Chemical Diffusivity and Viscosity of Secondary Organic Aerosols

Science

Secondary organic aerosols (SOA) comprise a majority of the atmospheric aerosol mass. SOA particles reflect solar radiation, serve as cloud condensation nuclei, are a chief vector for the long-range transport of pollutants, and thereby play an important role in climate and health. The properties, formation mechanisms, and temporal evolution of SOA have been the subject of intense laboratory and field research over the past 20 years. Despite this enormous effort, modeled SOA loadings have persistently failed to reproduce field observations. Due to lack of data, these models were constructed under the assumption that SOA particles are low-viscosity solutions. This paper presents the first direct measurements of the chemical diffusivity and viscosity of SOA particles thanks to a new approach developed by a team of scientists at Pacific Northwest National Laboratory (PNNL), University of Washington, and Imre Consulting. The team doped atmospherically important SOA particles with tracer molecules and measured their diffusion rate as they slowly worked their way out of these particles. Knowing the diffusion rate, the scientists calculated the particle's viscosity.

“Over the past two years, we have shown that long-standing assumptions about the most fundamental properties of SOA particles—phase and volatility—are wrong. Here, for the first time, we quantified chemical diffusivity in SOA particles and showed that SOA viscosity is larger—a million times higher than assumed,” said lead author Dr. Alla Zelenyuk, scientist at PNNL.

Impact

In this first-of-its-kind study, the team began by creating ~100-nanometer pyrene-doped SOA particles. The particles were generated via the reaction of ozone with alpha-pinene, the chemical that gives pine trees their smell, in the presence of pyrene vapors. These particles contain a trace amount of the hydrophobic pyrene molecules that slowly diffuse out through the highly viscous particles. The team used a single particle mass spectrometer, SPLAT II, at the U.S. Department of Energy’s Environmental Molecular Science Laboratory (EMSL), a DOE user facility located at PNNL, to follow the temporal evolution of particle size, shape, morphology, density, and composition. This multi-dimensional particle characterization approach allowed them to measure the rate with which the pyrene molecules diffuse through the particles and evaporate when they reach the surface, from which the team calculated the viscosity of the particles.

“We showed that the particles have viscosity similar to that of tars,” said Zelenyuk. “Moreover, with time, they harden, becoming more viscous by a factor of 3 in a day.”

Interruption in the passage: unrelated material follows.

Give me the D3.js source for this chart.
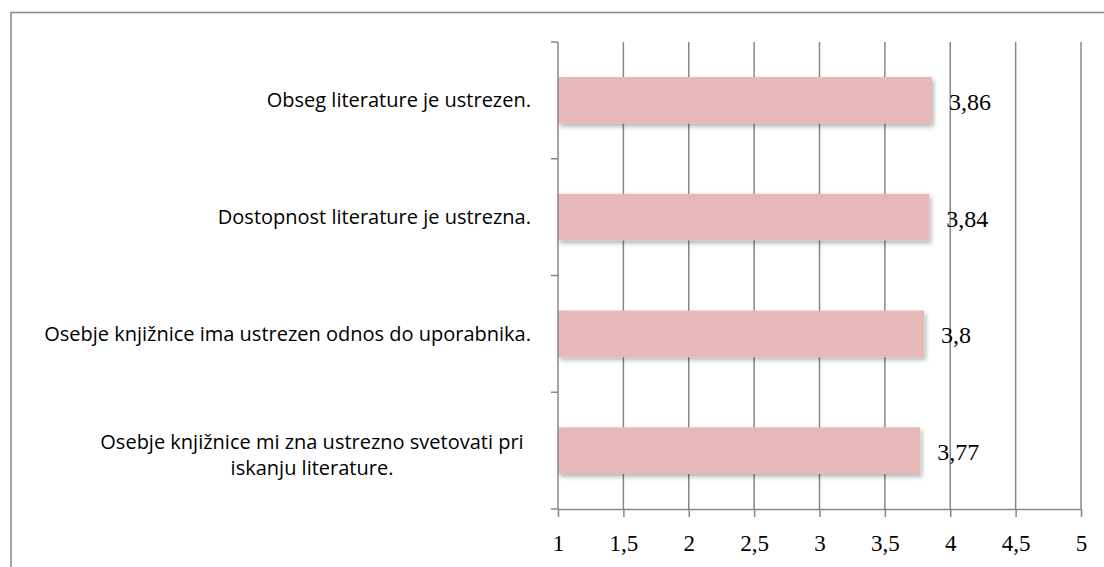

In addition to answering key questions about the properties of the atmospherically important SOAs, the team demonstrated the effectiveness of their new methodology. “We showed that it is possible to create doped nanoparticles and measure very high viscosity on the time scale of hours to days, instead of years,” said Zelenyuk.

Summary

Until now, assumptions about the volatility and viscosity of SOAs in climate and process models have made it impossible to correctly model how the particles affect climate and human health. With the development of new approaches and precise characterization instruments, scientists have disproved those common assumptions. In this current study, the team provided atmospheric modelers data that are invaluable for correctly portraying the SOA particles and their effects in different scenarios.